## Dataset extract
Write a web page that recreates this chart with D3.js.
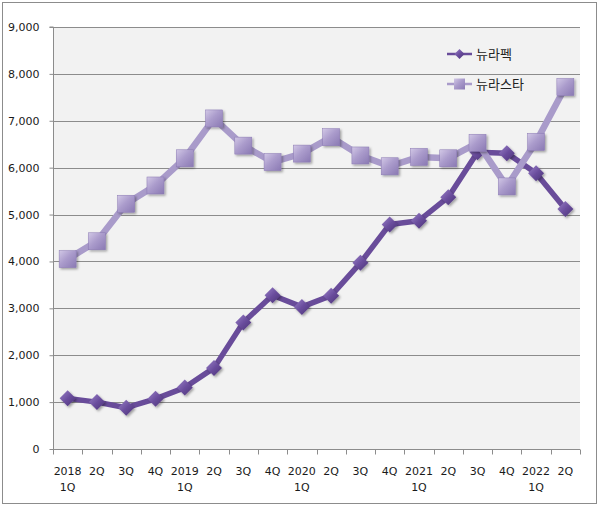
<!DOCTYPE html>
<html><head><meta charset="utf-8">
<script src="https://cdn.jsdelivr.net/npm/d3@7/dist/d3.min.js"></script>
<style>body{margin:0;background:#fff}svg{display:block}</style>
</head><body>
<svg id="c" width="600" height="506"></svg>
<script>
const categories = ["2018\n1Q","2Q","3Q","4Q","2019\n1Q","2Q","3Q","4Q","2020\n1Q","2Q","3Q","4Q","2021\n1Q","2Q","3Q","4Q","2022\n1Q","2Q"];
const nurapec = [1080,1000,880,1070,1310,1730,2700,3280,3030,3270,3970,4790,4870,5370,6330,6310,5880,5120];
const nurastar = [4050,4430,5230,5620,6200,7050,6470,6120,6300,6650,6260,6030,6230,6200,6530,5600,6550,7720];
const yTicks = [0,1000,2000,3000,4000,5000,6000,7000,8000,9000];
const seriesNames = ["뉴라펙","뉴라스타"];

const svg = d3.select("#c");
const L=53,T=27,R=580,B=449;
const font = "'DejaVu Sans', Verdana, sans-serif";

const defs = svg.append("defs");
const gd = defs.append("linearGradient").attr("id","gd").attr("x1","0").attr("y1","0").attr("x2","1").attr("y2","1");
gd.append("stop").attr("offset","0").attr("stop-color","#9a82c8");
gd.append("stop").attr("offset","0.5").attr("stop-color","#6b4e9e");
gd.append("stop").attr("offset","1").attr("stop-color","#4a3276");
const gs = defs.append("linearGradient").attr("id","gs").attr("x1","0").attr("y1","0").attr("x2","1").attr("y2","1");
gs.append("stop").attr("offset","0").attr("stop-color","#d2c8e6");
gs.append("stop").attr("offset","0.45").attr("stop-color","#ab9ccc");
gs.append("stop").attr("offset","1").attr("stop-color","#8a79b3");
const sh = defs.append("filter").attr("id","sh").attr("x","-50%").attr("y","-50%").attr("width","200%").attr("height","200%");
sh.append("feDropShadow").attr("dx",1.5).attr("dy",1.5).attr("stdDeviation",1.2).attr("flood-color","#000").attr("flood-opacity",0.35);

svg.append("rect").attr("x",2.5).attr("y",2.5).attr("width",594).attr("height",501).attr("fill","#fff").attr("stroke","#8c8c8c");
svg.append("rect").attr("x",L).attr("y",T).attr("width",R-L).attr("height",B-T).attr("fill","#f2f2f2");

const x = d3.scaleBand().domain(d3.range(categories.length)).range([L,R]);
const y = d3.scaleLinear().domain([0,9000]).range([B,T]);

// grid
svg.append("g").selectAll("line").data(yTicks.filter(d=>d>0)).join("line")
  .attr("x1",L).attr("x2",R).attr("y1",d=>Math.round(y(d))+0.5).attr("y2",d=>Math.round(y(d))+0.5)
  .attr("stroke","#8c8c8c").attr("stroke-width",1);

// y axis
const ya = svg.append("g").attr("transform",`translate(${L+0.5},0)`)
  .call(d3.axisLeft(y).tickValues(yTicks).tickFormat(d3.format(",")).tickSize(4).tickPadding(10));
ya.select(".domain").attr("stroke","#8c8c8c").attr("d",`M-4,${T}H0V${B}`);
ya.selectAll(".tick line").attr("stroke","#8c8c8c");
ya.selectAll("text").attr("font-family",font).attr("font-size",11).attr("fill","#1a1a1a");

// x axis
const xa = svg.append("g").attr("transform",`translate(0,${B+0.5})`);
xa.append("line").attr("x1",L).attr("x2",R).attr("stroke","#8c8c8c");
xa.selectAll("line.t").data(d3.range(categories.length+1)).join("line").attr("class","t")
  .attr("x1",i=>Math.round(L+i*x.step())+0.5).attr("x2",i=>Math.round(L+i*x.step())+0.5)
  .attr("y1",0).attr("y2",5).attr("stroke","#8c8c8c");
const xl = xa.selectAll("text").data(categories).join("text")
  .attr("font-family",font).attr("font-size",11).attr("fill","#1a1a1a").attr("text-anchor","middle");
xl.each(function(d,i){
  const parts=d.split("\n");
  parts.forEach((p,j)=>d3.select(this).append("tspan").attr("x",x(i)+x.bandwidth()/2).attr("y",25+j*16).text(p));
});

const line = d3.line().x((d,i)=>x(i)+x.bandwidth()/2).y(d=>y(d));

// series 1
svg.append("path").datum(nurapec).attr("d",line).attr("fill","none").attr("stroke","#694c9a").attr("stroke-width",5.5).attr("stroke-linejoin","round");
svg.append("g").selectAll("path").data(nurapec).join("path")
  .attr("d","M0,-8L8,0L0,8L-8,0Z")
  .attr("transform",(d,i)=>`translate(${x(i)+x.bandwidth()/2},${y(d)})`)
  .attr("fill","url(#gd)").attr("filter","url(#sh)");

// series 2
svg.append("path").datum(nurastar).attr("d",line).attr("fill","none").attr("stroke","#a99bca").attr("stroke-width",6.5).attr("stroke-linejoin","round");
svg.append("g").selectAll("rect").data(nurastar).join("rect")
  .attr("x",(d,i)=>x(i)+x.bandwidth()/2-8.5).attr("y",d=>y(d)-8.5).attr("width",17).attr("height",17)
  .attr("fill","url(#gs)").attr("stroke","#8a79b3").attr("stroke-width",0.5).attr("filter","url(#sh)");

// legend
const lg = svg.append("g");
const ly = [54,84];
lg.append("line").attr("x1",447).attr("x2",472).attr("y1",ly[0]).attr("y2",ly[0]).attr("stroke","#694c9a").attr("stroke-width",2.5);
lg.append("path").attr("d","M0,-5L5,0L0,5L-5,0Z").attr("transform",`translate(459.5,${ly[0]})`).attr("fill","url(#gd)");
lg.append("line").attr("x1",447).attr("x2",472).attr("y1",ly[1]).attr("y2",ly[1]).attr("stroke","#a99bca").attr("stroke-width",2.5);
lg.append("rect").attr("x",454).attr("y",ly[1]-5.5).attr("width",11).attr("height",11).attr("fill","url(#gs)");
lg.selectAll("text").data(seriesNames).join("text")
  .attr("x",476).attr("y",(d,i)=>ly[i]+5).text(d=>d)
  .attr("font-family","'Noto Sans CJK KR', sans-serif").attr("font-size",13).attr("fill","#222");
</script>
</body></html>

## Brief
Transcribe each line above verbatim, with the pictures left out.

## Completed task
Write a web page that recreates this chart with D3.js.
<!DOCTYPE html>
<html><head><meta charset="utf-8">
<script src="https://cdn.jsdelivr.net/npm/d3@7/dist/d3.min.js"></script>
<style>body{margin:0;background:#fff}svg{display:block}</style>
</head><body>
<svg id="c" width="600" height="506"></svg>
<script>
const categories = ["2018\n1Q","2Q","3Q","4Q","2019\n1Q","2Q","3Q","4Q","2020\n1Q","2Q","3Q","4Q","2021\n1Q","2Q","3Q","4Q","2022\n1Q","2Q"];
const nurapec = [1080,1000,880,1070,1310,1730,2700,3280,3030,3270,3970,4790,4870,5370,6330,6310,5880,5120];
const nurastar = [4050,4430,5230,5620,6200,7050,6470,6120,6300,6650,6260,6030,6230,6200,6530,5600,6550,7720];
const yTicks = [0,1000,2000,3000,4000,5000,6000,7000,8000,9000];
const seriesNames = ["뉴라펙","뉴라스타"];

const svg = d3.select("#c");
const L=53,T=27,R=580,B=449;
const font = "'DejaVu Sans', Verdana, sans-serif";

const defs = svg.append("defs");
const gd = defs.append("linearGradient").attr("id","gd").attr("x1","0").attr("y1","0").attr("x2","1").attr("y2","1");
gd.append("stop").attr("offset","0").attr("stop-color","#9a82c8");
gd.append("stop").attr("offset","0.5").attr("stop-color","#6b4e9e");
gd.append("stop").attr("offset","1").attr("stop-color","#4a3276");
const gs = defs.append("linearGradient").attr("id","gs").attr("x1","0").attr("y1","0").attr("x2","1").attr("y2","1");
gs.append("stop").attr("offset","0").attr("stop-color","#d2c8e6");
gs.append("stop").attr("offset","0.45").attr("stop-color","#ab9ccc");
gs.append("stop").attr("offset","1").attr("stop-color","#8a79b3");
const sh = defs.append("filter").attr("id","sh").attr("x","-50%").attr("y","-50%").attr("width","200%").attr("height","200%");
sh.append("feDropShadow").attr("dx",1.5).attr("dy",1.5).attr("stdDeviation",1.2).attr("flood-color","#000").attr("flood-opacity",0.35);

svg.append("rect").attr("x",2.5).attr("y",2.5).attr("width",594).attr("height",501).attr("fill","#fff").attr("stroke","#8c8c8c");
svg.append("rect").attr("x",L).attr("y",T).attr("width",R-L).attr("height",B-T).attr("fill","#f2f2f2");

const x = d3.scaleBand().domain(d3.range(categories.length)).range([L,R]);
const y = d3.scaleLinear().domain([0,9000]).range([B,T]);

// grid
svg.append("g").selectAll("line").data(yTicks.filter(d=>d>0)).join("line")
  .attr("x1",L).attr("x2",R).attr("y1",d=>Math.round(y(d))+0.5).attr("y2",d=>Math.round(y(d))+0.5)
  .attr("stroke","#8c8c8c").attr("stroke-width",1);

// y axis
const ya = svg.append("g").attr("transform",`translate(${L+0.5},0)`)
  .call(d3.axisLeft(y).tickValues(yTicks).tickFormat(d3.format(",")).tickSize(4).tickPadding(10));
ya.select(".domain").attr("stroke","#8c8c8c").attr("d",`M-4,${T}H0V${B}`);
ya.selectAll(".tick line").attr("stroke","#8c8c8c");
ya.selectAll("text").attr("font-family",font).attr("font-size",11).attr("fill","#1a1a1a");

// x axis
const xa = svg.append("g").attr("transform",`translate(0,${B+0.5})`);
xa.append("line").attr("x1",L).attr("x2",R).attr("stroke","#8c8c8c");
xa.selectAll("line.t").data(d3.range(categories.length+1)).join("line").attr("class","t")
  .attr("x1",i=>Math.round(L+i*x.step())+0.5).attr("x2",i=>Math.round(L+i*x.step())+0.5)
  .attr("y1",0).attr("y2",5).attr("stroke","#8c8c8c");
const xl = xa.selectAll("text").data(categories).join("text")
  .attr("font-family",font).attr("font-size",11).attr("fill","#1a1a1a").attr("text-anchor","middle");
xl.each(function(d,i){
  const parts=d.split("\n");
  parts.forEach((p,j)=>d3.select(this).append("tspan").attr("x",x(i)+x.bandwidth()/2).attr("y",25+j*16).text(p));
});

const line = d3.line().x((d,i)=>x(i)+x.bandwidth()/2).y(d=>y(d));

// series 1
svg.append("path").datum(nurapec).attr("d",line).attr("fill","none").attr("stroke","#694c9a").attr("stroke-width",5.5).attr("stroke-linejoin","round");
svg.append("g").selectAll("path").data(nurapec).join("path")
  .attr("d","M0,-8L8,0L0,8L-8,0Z")
  .attr("transform",(d,i)=>`translate(${x(i)+x.bandwidth()/2},${y(d)})`)
  .attr("fill","url(#gd)").attr("filter","url(#sh)");

// series 2
svg.append("path").datum(nurastar).attr("d",line).attr("fill","none").attr("stroke","#a99bca").attr("stroke-width",6.5).attr("stroke-linejoin","round");
svg.append("g").selectAll("rect").data(nurastar).join("rect")
  .attr("x",(d,i)=>x(i)+x.bandwidth()/2-8.5).attr("y",d=>y(d)-8.5).attr("width",17).attr("height",17)
  .attr("fill","url(#gs)").attr("stroke","#8a79b3").attr("stroke-width",0.5).attr("filter","url(#sh)");

// legend
const lg = svg.append("g");
const ly = [54,84];
lg.append("line").attr("x1",447).attr("x2",472).attr("y1",ly[0]).attr("y2",ly[0]).attr("stroke","#694c9a").attr("stroke-width",2.5);
lg.append("path").attr("d","M0,-5L5,0L0,5L-5,0Z").attr("transform",`translate(459.5,${ly[0]})`).attr("fill","url(#gd)");
lg.append("line").attr("x1",447).attr("x2",472).attr("y1",ly[1]).attr("y2",ly[1]).attr("stroke","#a99bca").attr("stroke-width",2.5);
lg.append("rect").attr("x",454).attr("y",ly[1]-5.5).attr("width",11).attr("height",11).attr("fill","url(#gs)");
lg.selectAll("text").data(seriesNames).join("text")
  .attr("x",476).attr("y",(d,i)=>ly[i]+5).text(d=>d)
  .attr("font-family","'Noto Sans CJK KR', sans-serif").attr("font-size",13).attr("fill","#222");
</script>
</body></html>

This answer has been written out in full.